= Requirements =
Your task is to copy the listing exactly. Drop any pictures from the copy.
***
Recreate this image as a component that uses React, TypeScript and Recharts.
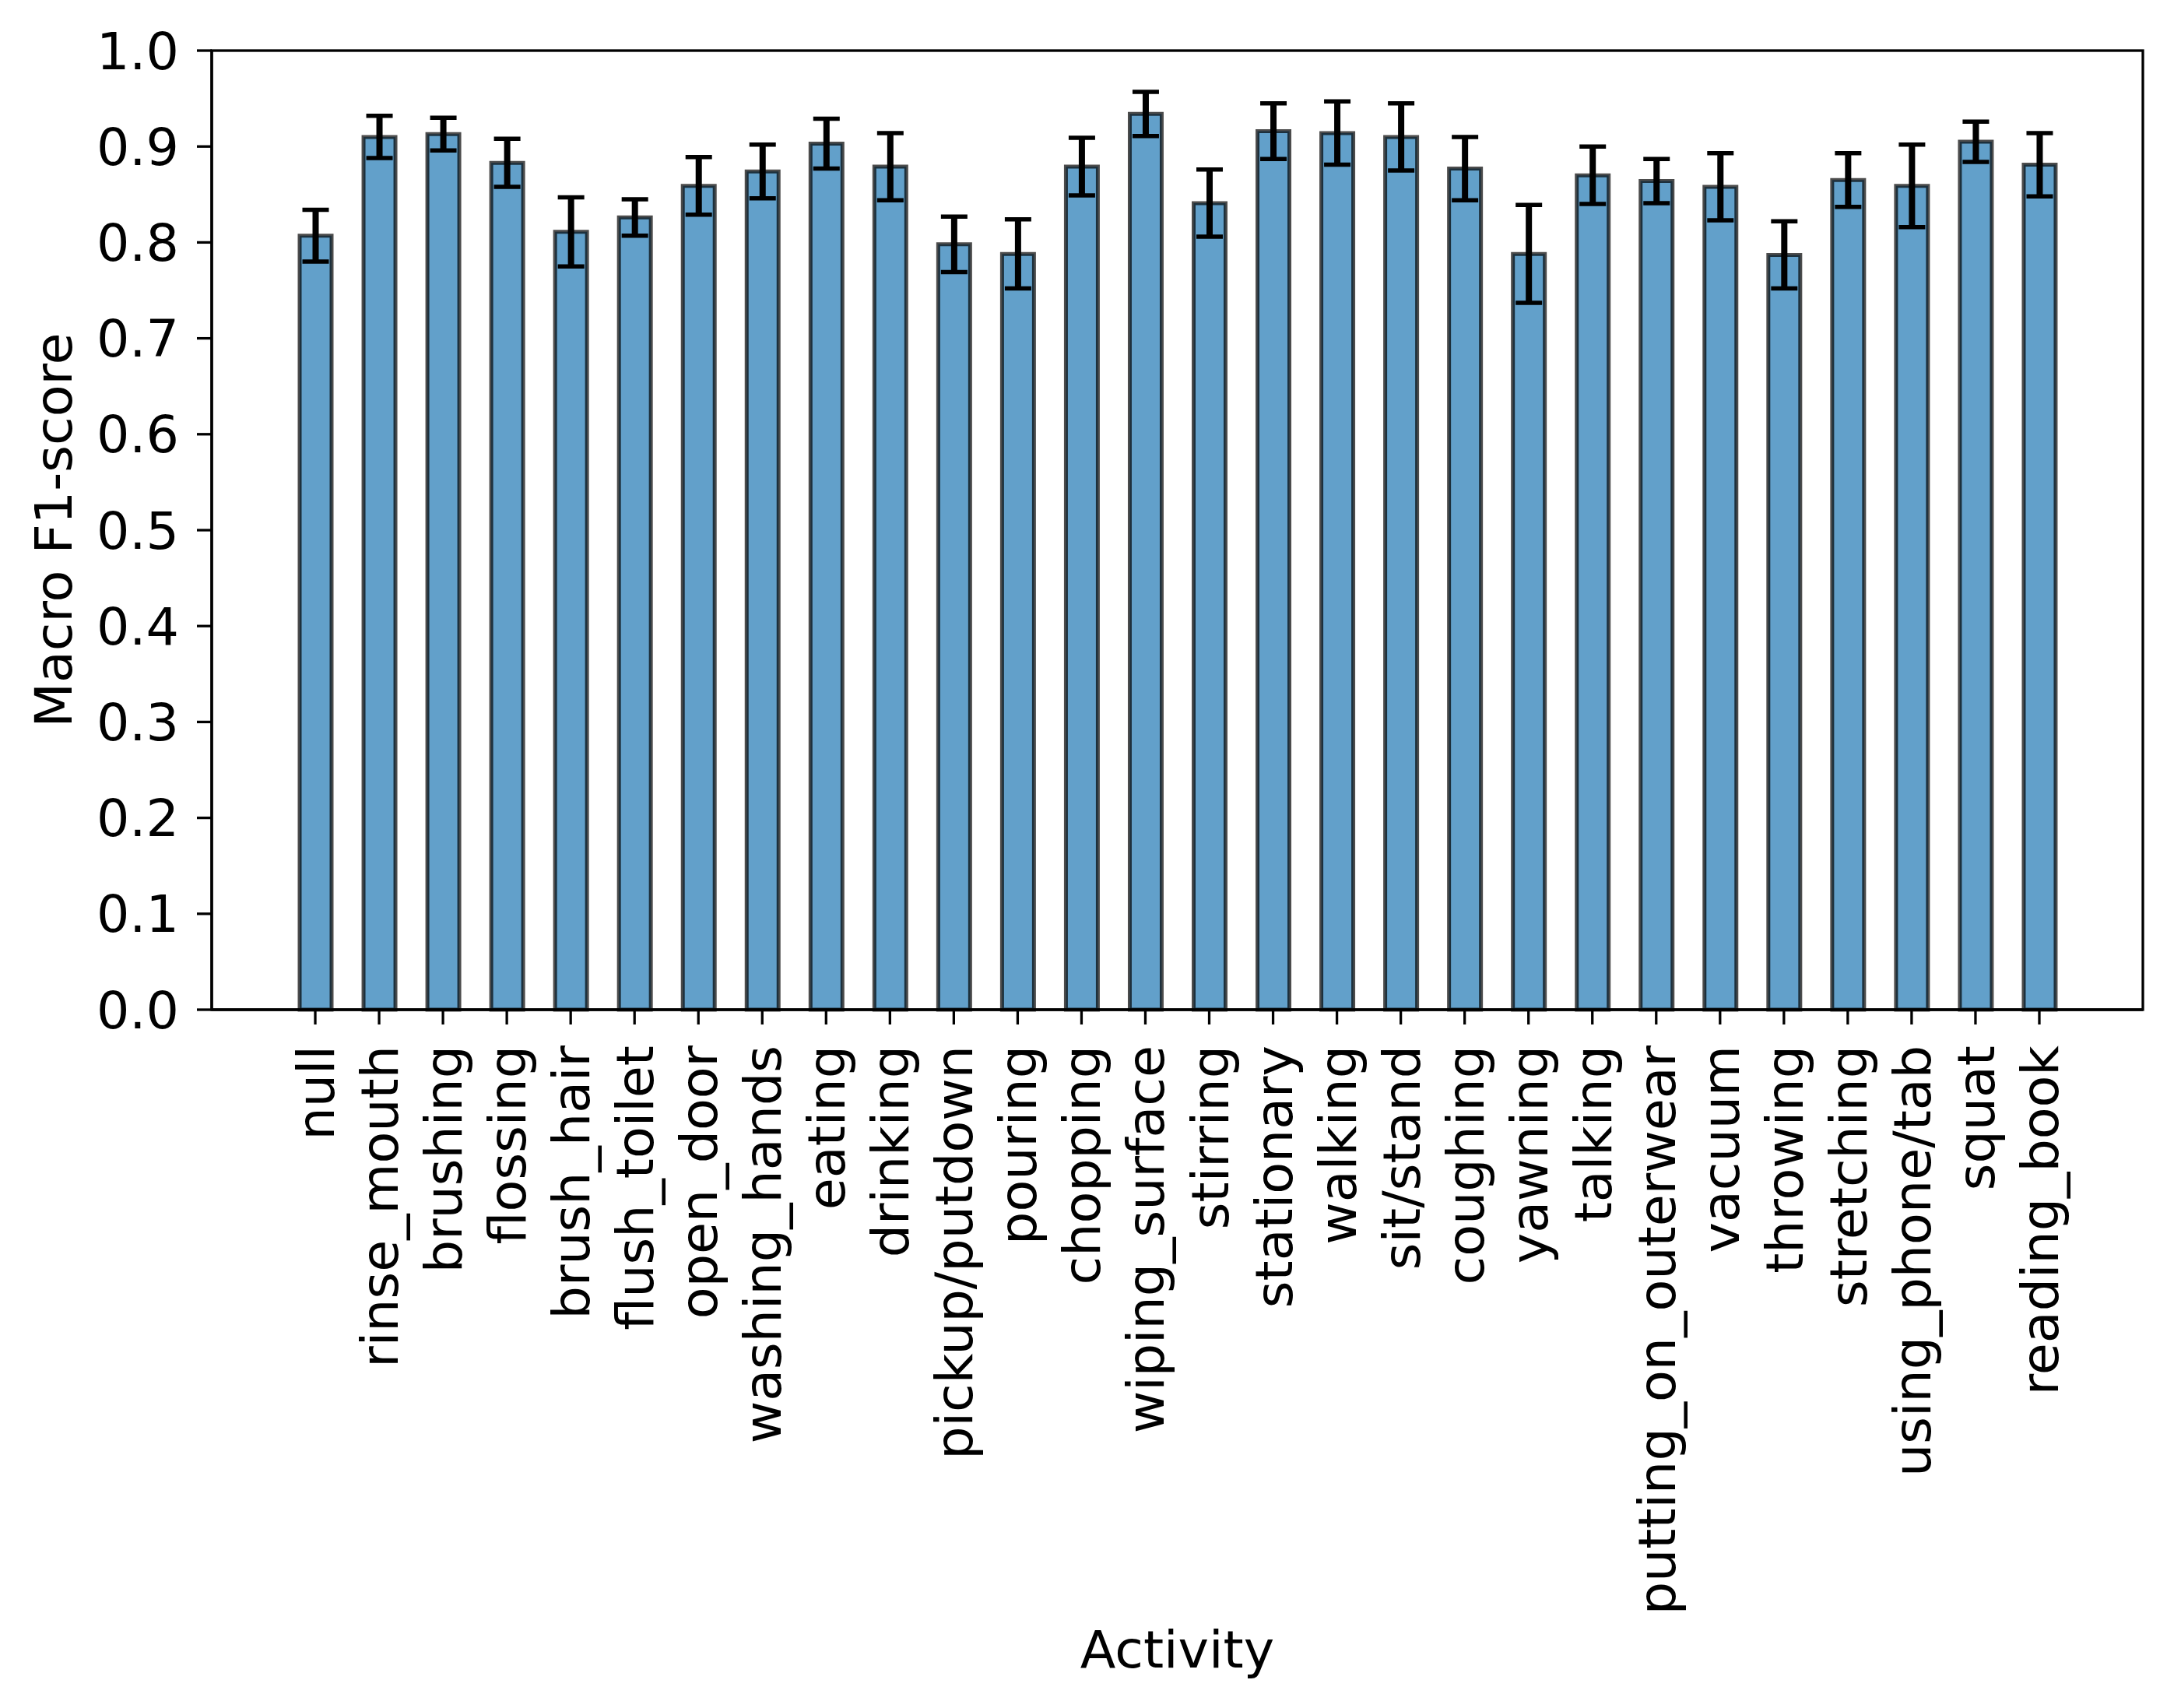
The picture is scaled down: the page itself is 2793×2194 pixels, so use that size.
import React from 'react'
import * as R from 'recharts'
import { BarChart, Bar, XAxis, YAxis, ErrorBar } from 'recharts'

const activities = [
  'null', 'rinse_mouth', 'brushing', 'flossing', 'brush_hair', 'flush_toilet', 'open_door',
  'washing_hands', 'eating', 'drinking', 'pickup/putdown', 'pouring', 'chopping', 'wiping_surface',
  'stirring', 'stationary', 'walking', 'sit/stand', 'coughing', 'yawning', 'talking',
  'putting_on_outerwear', 'vacuum', 'throwing', 'stretching', 'using_phone/tab', 'squat', 'reading_book'
]

const f1Means = [
  0.807, 0.910, 0.913, 0.883, 0.811, 0.826, 0.859,
  0.874, 0.903, 0.879, 0.798, 0.788, 0.879, 0.934,
  0.841, 0.916, 0.914, 0.910, 0.877, 0.788, 0.870,
  0.864, 0.858, 0.787, 0.865, 0.859, 0.905, 0.881
]

const f1Errors = [
  0.027, 0.022, 0.017, 0.025, 0.036, 0.019, 0.030,
  0.028, 0.026, 0.035, 0.029, 0.036, 0.030, 0.023,
  0.035, 0.029, 0.033, 0.035, 0.033, 0.051, 0.030,
  0.023, 0.035, 0.035, 0.028, 0.043, 0.021, 0.033
]

const yTicks = [0, 0.1, 0.2, 0.3, 0.4, 0.5, 0.6, 0.7, 0.8, 0.9, 1.0]

const data = activities.map((name, i) => ({ name, f1: f1Means[i], err: f1Errors[i] }))

const FONT = 'DejaVu Sans'
const FS = 66.7

const XTick = (props: any) => {
  const { x, y, payload } = props
  return (
    <text
      transform={`translate(${x},${y}) rotate(-90)`}
      textAnchor="end"
      dy="0.36em"
      fontSize={FS}
      fontFamily={FONT}
      fill="#000"
    >
      {payload.value}
    </text>
  )
}

const XLabel = (props: any) => {
  const { viewBox } = props
  return (
    <text
      x={viewBox.x + viewBox.width / 2}
      y={viewBox.y + 845}
      textAnchor="middle"
      fontSize={FS}
      fontFamily={FONT}
      fill="#000"
    >
      Activity
    </text>
  )
}

const YLabel = (props: any) => {
  const { viewBox } = props
  const cx = viewBox.x + 92
  const cy = viewBox.y + viewBox.height / 2
  return (
    <text
      transform={`translate(${cx},${cy}) rotate(-90)`}
      textAnchor="middle"
      fontSize={FS}
      fontFamily={FONT}
      fill="#000"
    >
      Macro F1-score
    </text>
  )
}

const axisLine = { stroke: '#000', strokeWidth: 3.3 }

// plot frame (matplotlib spines on all four sides)
const usePlotBox: () => any = (R as any).usePlotArea || (() => null)

const Frame = () => {
  const area = usePlotBox()
  if (!area) return null
  return (
    <rect
      x={area.x}
      y={area.y}
      width={area.width}
      height={area.height}
      fill="none"
      stroke="#000"
      strokeWidth={3.3}
    />
  )
}

export default function App() {
  return (
    <div style={{ position: 'absolute', left: 0, top: 0, background: '#fff' }}>
      <BarChart
        width={2793}
        height={2194}
        data={data}
        margin={{ top: 65, right: 40, left: 0, bottom: 0 }}
        style={{ fontFamily: FONT }}
      >
        <XAxis
          dataKey="name"
          type="category"
          interval={0}
          height={897}
          padding={{ left: 92, right: 92 }}
          tickSize={19}
          tickMargin={27}
          tick={<XTick />}
          tickLine={axisLine}
          axisLine={axisLine}
          label={<XLabel />}
        />
        <YAxis
          type="number"
          domain={[0, 1]}
          ticks={yTicks}
          interval={0}
          width={272}
          tickSize={19}
          tickMargin={23}
          tickFormatter={(v: number) => v.toFixed(1)}
          tick={{ fontSize: FS, fill: '#000', fontFamily: FONT }}
          tickLine={axisLine}
          axisLine={axisLine}
          label={<YLabel />}
        />
        <Bar
          dataKey="f1"
          barSize={41}
          fill="#1f77b4"
          fillOpacity={0.7}
          stroke="#000"
          strokeOpacity={0.7}
          strokeWidth={5}
          isAnimationActive={false}
        >
          <ErrorBar dataKey="err" direction="y" width={0} stroke="#000" strokeWidth={8} isAnimationActive={false} />
          <ErrorBar dataKey="err" direction="y" width={17} stroke="#000" strokeWidth={5.5} isAnimationActive={false} />
        </Bar>
        <Frame />
      </BarChart>
    </div>
  )
}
***
= Task result =
Recreate this image as a component that uses React, TypeScript and Recharts.
The picture is scaled down: the page itself is 2793×2194 pixels, so use that size.
import React from 'react'
import * as R from 'recharts'
import { BarChart, Bar, XAxis, YAxis, ErrorBar } from 'recharts'

const activities = [
  'null', 'rinse_mouth', 'brushing', 'flossing', 'brush_hair', 'flush_toilet', 'open_door',
  'washing_hands', 'eating', 'drinking', 'pickup/putdown', 'pouring', 'chopping', 'wiping_surface',
  'stirring', 'stationary', 'walking', 'sit/stand', 'coughing', 'yawning', 'talking',
  'putting_on_outerwear', 'vacuum', 'throwing', 'stretching', 'using_phone/tab', 'squat', 'reading_book'
]

const f1Means = [
  0.807, 0.910, 0.913, 0.883, 0.811, 0.826, 0.859,
  0.874, 0.903, 0.879, 0.798, 0.788, 0.879, 0.934,
  0.841, 0.916, 0.914, 0.910, 0.877, 0.788, 0.870,
  0.864, 0.858, 0.787, 0.865, 0.859, 0.905, 0.881
]

const f1Errors = [
  0.027, 0.022, 0.017, 0.025, 0.036, 0.019, 0.030,
  0.028, 0.026, 0.035, 0.029, 0.036, 0.030, 0.023,
  0.035, 0.029, 0.033, 0.035, 0.033, 0.051, 0.030,
  0.023, 0.035, 0.035, 0.028, 0.043, 0.021, 0.033
]

const yTicks = [0, 0.1, 0.2, 0.3, 0.4, 0.5, 0.6, 0.7, 0.8, 0.9, 1.0]

const data = activities.map((name, i) => ({ name, f1: f1Means[i], err: f1Errors[i] }))

const FONT = 'DejaVu Sans'
const FS = 66.7

const XTick = (props: any) => {
  const { x, y, payload } = props
  return (
    <text
      transform={`translate(${x},${y}) rotate(-90)`}
      textAnchor="end"
      dy="0.36em"
      fontSize={FS}
      fontFamily={FONT}
      fill="#000"
    >
      {payload.value}
    </text>
  )
}

const XLabel = (props: any) => {
  const { viewBox } = props
  return (
    <text
      x={viewBox.x + viewBox.width / 2}
      y={viewBox.y + 845}
      textAnchor="middle"
      fontSize={FS}
      fontFamily={FONT}
      fill="#000"
    >
      Activity
    </text>
  )
}

const YLabel = (props: any) => {
  const { viewBox } = props
  const cx = viewBox.x + 92
  const cy = viewBox.y + viewBox.height / 2
  return (
    <text
      transform={`translate(${cx},${cy}) rotate(-90)`}
      textAnchor="middle"
      fontSize={FS}
      fontFamily={FONT}
      fill="#000"
    >
      Macro F1-score
    </text>
  )
}

const axisLine = { stroke: '#000', strokeWidth: 3.3 }

// plot frame (matplotlib spines on all four sides)
const usePlotBox: () => any = (R as any).usePlotArea || (() => null)

const Frame = () => {
  const area = usePlotBox()
  if (!area) return null
  return (
    <rect
      x={area.x}
      y={area.y}
      width={area.width}
      height={area.height}
      fill="none"
      stroke="#000"
      strokeWidth={3.3}
    />
  )
}

export default function App() {
  return (
    <div style={{ position: 'absolute', left: 0, top: 0, background: '#fff' }}>
      <BarChart
        width={2793}
        height={2194}
        data={data}
        margin={{ top: 65, right: 40, left: 0, bottom: 0 }}
        style={{ fontFamily: FONT }}
      >
        <XAxis
          dataKey="name"
          type="category"
          interval={0}
          height={897}
          padding={{ left: 92, right: 92 }}
          tickSize={19}
          tickMargin={27}
          tick={<XTick />}
          tickLine={axisLine}
          axisLine={axisLine}
          label={<XLabel />}
        />
        <YAxis
          type="number"
          domain={[0, 1]}
          ticks={yTicks}
          interval={0}
          width={272}
          tickSize={19}
          tickMargin={23}
          tickFormatter={(v: number) => v.toFixed(1)}
          tick={{ fontSize: FS, fill: '#000', fontFamily: FONT }}
          tickLine={axisLine}
          axisLine={axisLine}
          label={<YLabel />}
        />
        <Bar
          dataKey="f1"
          barSize={41}
          fill="#1f77b4"
          fillOpacity={0.7}
          stroke="#000"
          strokeOpacity={0.7}
          strokeWidth={5}
          isAnimationActive={false}
        >
          <ErrorBar dataKey="err" direction="y" width={0} stroke="#000" strokeWidth={8} isAnimationActive={false} />
          <ErrorBar dataKey="err" direction="y" width={17} stroke="#000" strokeWidth={5.5} isAnimationActive={false} />
        </Bar>
        <Frame />
      </BarChart>
    </div>
  )
}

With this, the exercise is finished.